S’approcher d’un co-traitant, lui confier une juteuse commande puis n’avoir avec lui pour seul langage que le prix plancher, c’est orchestrer la négation pure et simple de la sève dont on tire son opulence. A long terme, c’est l’herbe que l’on se coupe sous les pieds.
Pour rester indépendant aujourd’hui, le co-traitant ne doit pas seulement cultiver des savoir-faire qui séduisent les grands, il doit aussi sortir de l’ombre, s’exposer, communiquer, bref, exister! Le moment venu, cette posture nouvelle (n’est-il pas le fruit d’une longue tradition de discrétion?), lui permettra de tenir tête, au mieux de ne pas trop courber l’échine. Il doit aussi être suffisamment fort - tout au moins être en mesure de le faire croire - afin de ne pas accepter trop de commandes en provenance d’un seul client. Car, si ces commandes devenaient trop régulières, voire de plus en plus volumineuses (souvent une tactique), sa structure n’aurait d’autre choix que de passer aux mains de son client.
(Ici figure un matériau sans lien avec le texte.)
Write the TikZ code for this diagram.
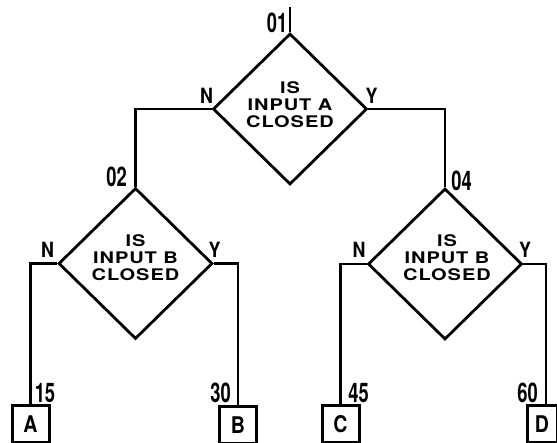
\documentclass[tikz,border=0pt]{standalone}
\usepackage{fontspec}
\setmainfont{TeX Gyre Heros}
\newfontfamily\widefont{TeX Gyre Heros}[FakeStretch=1.25,LetterSpace=6]
\newfontfamily\numfont{TeX Gyre Heros}[FakeStretch=0.68]
\newfontfamily\nyfont{TeX Gyre Heros}[FakeStretch=0.85]
\usetikzlibrary{shapes.geometric}
\tikzset{
  dia/.style={shape=diamond, draw, line width=2.8pt, minimum width=154pt, minimum height=151pt, inner sep=0pt},
  qtext/.style={font=\widefont\bfseries\fontsize{16}{17}\selectfont, align=center, inner sep=0pt},
  num/.style={font=\numfont\bfseries\fontsize{27}{27}\selectfont, inner sep=0pt},
  yn/.style={font=\nyfont\bfseries\fontsize{21}{21}\selectfont, inner sep=0pt},
  outbox/.style={draw, line width=3pt, minimum width=37pt, minimum height=37pt, inner sep=0pt, font=\nyfont\bfseries\fontsize{23}{23}\selectfont},
  wire/.style={line width=2.8pt}
}
\begin{document}
\begin{tikzpicture}[x=1pt,y=-1pt]
\useasboundingbox (0,0) rectangle (557,443);
\clip (0,0) rectangle (557,443);
% diamonds
\node[dia] (d1) at (290,109) {};
\node[dia] (d2) at (135.5,263.5) {};
\node[dia] (d4) at (445,264) {};
\node[qtext] (t1) at (290,104.5) {IS\\INPUT A\\CLOSED};
\node[qtext] (t2) at (135.5,258) {IS\\INPUT B\\CLOSED};
\node[qtext] (t4) at (447,258) {IS\\INPUT B\\CLOSED};
% output boxes
\node[outbox] (A) at (30.5,424) {A};
\node[outbox] (B) at (238,425) {B};
\node[outbox] (C) at (340.5,424.5) {C};
\node[outbox, minimum width=30pt] (D) at (542,424.5) {D};
% connectors
\coordinate (s1) at (290,7);
\draw[wire] (s1) -- (d1.north);
\draw[wire] (d1.west) -| (d2.north);
\draw[wire] (d1.east) -| (d4.north);
\draw[wire] (d2.west) -| (A.north);
\draw[wire] (d2.east) -| (B.north);
\draw[wire] (d4.west) -| (C.north);
\coordinate (Dtop) at (546,406);
\draw[wire] (d4.east) -| (Dtop);
% number labels
\node[num] (n01) at (277,22.5) {01};
\node[num] (n02) at (116.5,176.5) {02};
\node[num] (n04) at (461.5,180.5) {04};
\node[num] (n15) at (45,393) {15};
\node[num] (n30) at (220.5,393) {30};
\node[num] (n45) at (358.5,393) {45};
\node[num] (n60) at (527.5,393) {60};
% N / Y labels
\node[yn] (N1) at (206.5,95.5) {N};
\node[yn] (Y1) at (371.5,95.5) {Y};
\node[yn] (N2) at (47.5,250) {N};
\node[yn] (Y2) at (214.5,250) {Y};
\node[yn] (N4) at (359,250) {N};
\node[yn] (Y4) at (525,250) {Y};
\end{tikzpicture}
\end{document}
Surtout si celui-ci menace de tout arrêter d’un coup, la technique est connue… Cette indépendance a un prix: la co-traitance se doit de rester au service de clients de tous bords, afin de préserver sa diversité de compétences. Elle se doit d’être suffisamment forte pour ne pas céder à la «tentative d’assassinat économique» qui se cache derrière la politique du prix plancher.